Give back, word for word, only the lines from the opening of the records through the one with "0.0001, 0.0009, 0.0001];". Pictures stay out.
+ + + +
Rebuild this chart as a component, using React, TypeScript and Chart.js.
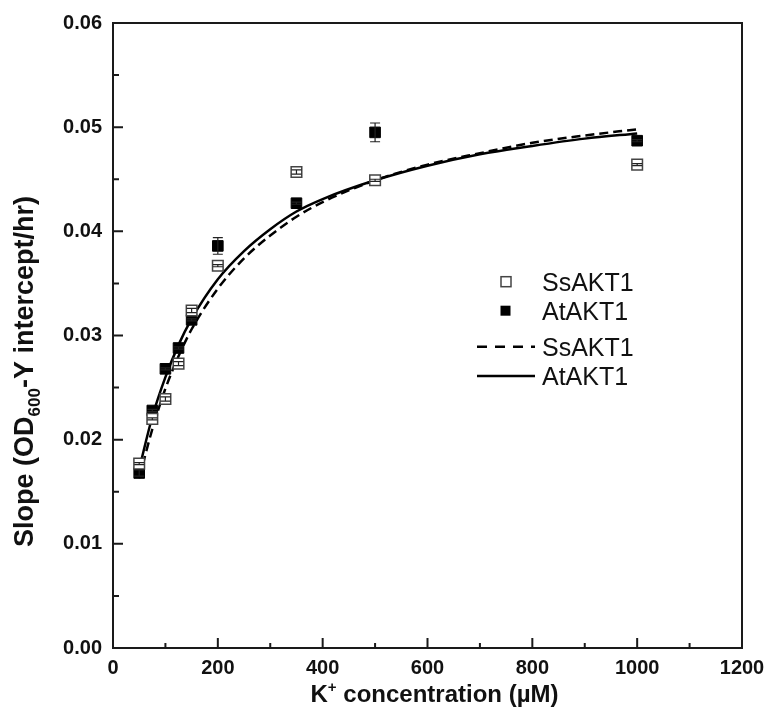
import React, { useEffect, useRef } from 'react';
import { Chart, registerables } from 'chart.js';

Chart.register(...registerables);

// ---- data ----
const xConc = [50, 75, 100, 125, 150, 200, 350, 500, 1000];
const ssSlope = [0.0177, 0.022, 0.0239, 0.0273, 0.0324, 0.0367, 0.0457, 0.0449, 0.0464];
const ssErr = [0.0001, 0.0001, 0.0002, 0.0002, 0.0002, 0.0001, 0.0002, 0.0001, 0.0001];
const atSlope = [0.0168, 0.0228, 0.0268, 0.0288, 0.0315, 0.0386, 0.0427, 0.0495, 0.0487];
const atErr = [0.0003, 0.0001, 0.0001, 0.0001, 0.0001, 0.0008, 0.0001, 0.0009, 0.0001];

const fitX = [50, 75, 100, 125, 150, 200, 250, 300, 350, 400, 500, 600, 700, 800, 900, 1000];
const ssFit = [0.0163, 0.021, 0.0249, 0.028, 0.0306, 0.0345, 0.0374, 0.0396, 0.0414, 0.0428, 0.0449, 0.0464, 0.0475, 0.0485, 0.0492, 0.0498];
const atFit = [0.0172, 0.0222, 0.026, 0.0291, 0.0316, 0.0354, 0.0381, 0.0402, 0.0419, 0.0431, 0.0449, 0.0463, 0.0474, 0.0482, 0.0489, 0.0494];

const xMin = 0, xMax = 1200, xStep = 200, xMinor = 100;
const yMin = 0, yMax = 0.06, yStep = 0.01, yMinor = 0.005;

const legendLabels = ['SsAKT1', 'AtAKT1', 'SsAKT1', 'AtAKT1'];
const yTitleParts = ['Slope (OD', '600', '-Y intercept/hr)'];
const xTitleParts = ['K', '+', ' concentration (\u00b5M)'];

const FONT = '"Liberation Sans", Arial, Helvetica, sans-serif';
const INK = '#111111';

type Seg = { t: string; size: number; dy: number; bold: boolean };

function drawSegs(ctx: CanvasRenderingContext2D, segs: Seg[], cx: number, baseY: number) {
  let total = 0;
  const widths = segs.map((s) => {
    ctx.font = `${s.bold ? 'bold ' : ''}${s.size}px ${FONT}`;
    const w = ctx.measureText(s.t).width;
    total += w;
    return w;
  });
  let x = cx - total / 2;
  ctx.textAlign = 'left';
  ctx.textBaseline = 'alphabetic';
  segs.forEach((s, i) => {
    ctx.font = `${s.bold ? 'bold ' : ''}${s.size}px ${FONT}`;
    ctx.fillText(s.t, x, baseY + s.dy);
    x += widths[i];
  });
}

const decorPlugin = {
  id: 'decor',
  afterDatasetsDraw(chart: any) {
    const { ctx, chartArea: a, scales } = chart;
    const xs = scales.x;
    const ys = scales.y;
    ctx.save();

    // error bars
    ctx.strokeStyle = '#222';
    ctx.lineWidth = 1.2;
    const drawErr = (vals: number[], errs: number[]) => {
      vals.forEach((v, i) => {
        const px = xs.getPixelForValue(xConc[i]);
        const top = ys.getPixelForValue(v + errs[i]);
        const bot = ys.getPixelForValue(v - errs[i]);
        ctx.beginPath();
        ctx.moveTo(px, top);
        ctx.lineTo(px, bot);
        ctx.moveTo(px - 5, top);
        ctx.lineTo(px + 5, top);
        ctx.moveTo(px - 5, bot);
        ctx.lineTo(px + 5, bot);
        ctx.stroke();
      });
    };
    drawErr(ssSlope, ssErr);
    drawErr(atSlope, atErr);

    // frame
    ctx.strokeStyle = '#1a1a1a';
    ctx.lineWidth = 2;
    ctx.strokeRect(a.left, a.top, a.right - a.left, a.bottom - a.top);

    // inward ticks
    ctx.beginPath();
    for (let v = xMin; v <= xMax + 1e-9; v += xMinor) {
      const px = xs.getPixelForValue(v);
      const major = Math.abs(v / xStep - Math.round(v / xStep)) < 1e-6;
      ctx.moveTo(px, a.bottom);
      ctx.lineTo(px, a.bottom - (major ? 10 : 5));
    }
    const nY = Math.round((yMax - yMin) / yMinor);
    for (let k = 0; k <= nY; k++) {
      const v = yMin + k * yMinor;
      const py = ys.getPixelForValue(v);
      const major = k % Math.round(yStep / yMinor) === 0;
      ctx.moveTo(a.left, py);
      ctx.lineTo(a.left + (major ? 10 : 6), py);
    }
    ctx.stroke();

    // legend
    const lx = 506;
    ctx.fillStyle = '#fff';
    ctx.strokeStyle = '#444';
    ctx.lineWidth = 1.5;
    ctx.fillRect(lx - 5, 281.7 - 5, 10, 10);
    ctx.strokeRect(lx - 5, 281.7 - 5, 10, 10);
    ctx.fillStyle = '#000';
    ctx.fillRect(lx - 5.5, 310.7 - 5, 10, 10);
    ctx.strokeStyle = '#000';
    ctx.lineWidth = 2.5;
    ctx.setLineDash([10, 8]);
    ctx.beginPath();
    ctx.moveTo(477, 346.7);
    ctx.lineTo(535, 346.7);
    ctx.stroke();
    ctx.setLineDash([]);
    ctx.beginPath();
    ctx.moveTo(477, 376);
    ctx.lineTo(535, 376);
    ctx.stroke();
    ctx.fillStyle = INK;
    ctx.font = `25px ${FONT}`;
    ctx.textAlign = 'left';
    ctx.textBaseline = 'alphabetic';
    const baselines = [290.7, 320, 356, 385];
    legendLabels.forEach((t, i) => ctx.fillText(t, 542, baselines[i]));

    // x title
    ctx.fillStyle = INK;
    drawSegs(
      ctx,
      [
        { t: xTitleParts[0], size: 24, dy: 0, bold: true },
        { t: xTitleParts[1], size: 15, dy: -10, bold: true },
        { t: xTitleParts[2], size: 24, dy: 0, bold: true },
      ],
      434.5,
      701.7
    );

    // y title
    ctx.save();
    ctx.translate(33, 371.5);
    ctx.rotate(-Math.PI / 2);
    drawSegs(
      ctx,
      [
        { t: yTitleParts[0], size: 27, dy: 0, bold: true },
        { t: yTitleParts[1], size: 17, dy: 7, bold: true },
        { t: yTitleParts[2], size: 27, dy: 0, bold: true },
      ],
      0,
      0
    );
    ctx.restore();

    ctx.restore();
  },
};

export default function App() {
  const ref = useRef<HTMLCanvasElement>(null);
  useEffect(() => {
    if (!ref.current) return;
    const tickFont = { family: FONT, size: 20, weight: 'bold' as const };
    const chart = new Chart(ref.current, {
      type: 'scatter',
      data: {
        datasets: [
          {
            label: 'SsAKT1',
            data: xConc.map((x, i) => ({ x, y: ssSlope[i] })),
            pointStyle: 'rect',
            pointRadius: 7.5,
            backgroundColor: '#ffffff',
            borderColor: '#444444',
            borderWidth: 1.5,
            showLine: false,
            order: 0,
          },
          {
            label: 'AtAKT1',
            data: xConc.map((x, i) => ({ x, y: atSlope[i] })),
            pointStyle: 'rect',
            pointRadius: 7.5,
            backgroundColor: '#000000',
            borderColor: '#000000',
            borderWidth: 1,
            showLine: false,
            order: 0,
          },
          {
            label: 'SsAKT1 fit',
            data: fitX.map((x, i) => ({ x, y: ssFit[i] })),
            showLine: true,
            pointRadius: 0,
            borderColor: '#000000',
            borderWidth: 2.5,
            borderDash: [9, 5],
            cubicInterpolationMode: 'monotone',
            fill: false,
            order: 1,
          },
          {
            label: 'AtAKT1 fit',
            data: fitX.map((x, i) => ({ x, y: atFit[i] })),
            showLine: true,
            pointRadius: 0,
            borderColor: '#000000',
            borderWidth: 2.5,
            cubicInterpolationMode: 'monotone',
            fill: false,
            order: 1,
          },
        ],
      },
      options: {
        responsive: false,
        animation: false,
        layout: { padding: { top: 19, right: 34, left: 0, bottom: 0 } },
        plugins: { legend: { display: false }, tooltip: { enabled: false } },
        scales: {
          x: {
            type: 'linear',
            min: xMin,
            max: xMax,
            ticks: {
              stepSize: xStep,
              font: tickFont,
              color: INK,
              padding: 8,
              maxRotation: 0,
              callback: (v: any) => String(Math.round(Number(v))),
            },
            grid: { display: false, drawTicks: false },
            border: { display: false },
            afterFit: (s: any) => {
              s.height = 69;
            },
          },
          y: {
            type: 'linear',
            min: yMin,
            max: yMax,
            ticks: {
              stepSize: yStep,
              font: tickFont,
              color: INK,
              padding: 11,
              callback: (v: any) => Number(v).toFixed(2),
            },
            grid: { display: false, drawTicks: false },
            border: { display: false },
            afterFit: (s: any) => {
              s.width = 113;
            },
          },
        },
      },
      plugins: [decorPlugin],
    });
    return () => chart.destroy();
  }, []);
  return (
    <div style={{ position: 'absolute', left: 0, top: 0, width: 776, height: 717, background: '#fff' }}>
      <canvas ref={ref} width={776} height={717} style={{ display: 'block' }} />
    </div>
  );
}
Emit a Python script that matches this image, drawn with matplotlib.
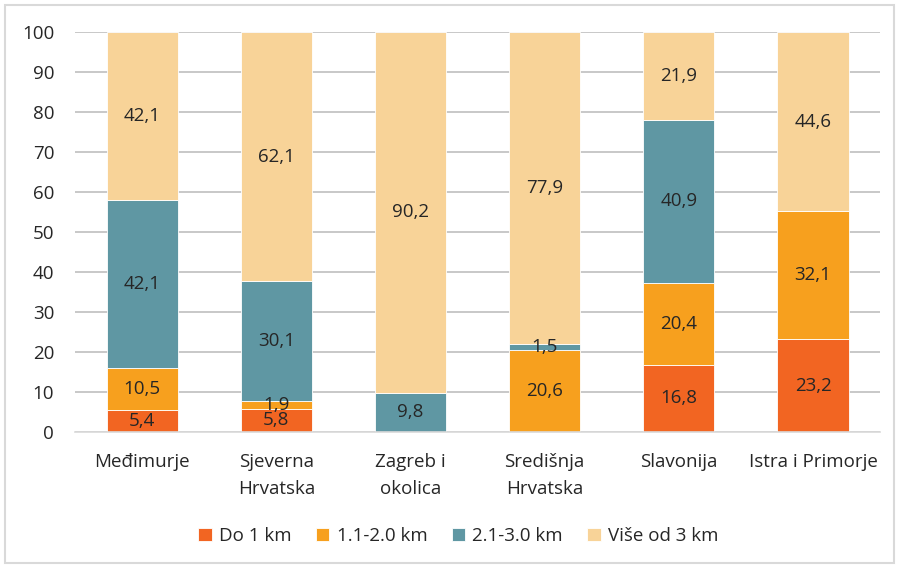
+ + + +
• SOLVED PROBLEM:
Rebuild this chart as a component, using React, TypeScript and Chart.js.
import React, { useEffect, useRef } from 'react';
import { Chart, registerables } from 'chart.js';

Chart.register(...registerables);

// ---- data ----
const xConc = [50, 75, 100, 125, 150, 200, 350, 500, 1000];
const ssSlope = [0.0177, 0.022, 0.0239, 0.0273, 0.0324, 0.0367, 0.0457, 0.0449, 0.0464];
const ssErr = [0.0001, 0.0001, 0.0002, 0.0002, 0.0002, 0.0001, 0.0002, 0.0001, 0.0001];
const atSlope = [0.0168, 0.0228, 0.0268, 0.0288, 0.0315, 0.0386, 0.0427, 0.0495, 0.0487];
const atErr = [0.0003, 0.0001, 0.0001, 0.0001, 0.0001, 0.0008, 0.0001, 0.0009, 0.0001];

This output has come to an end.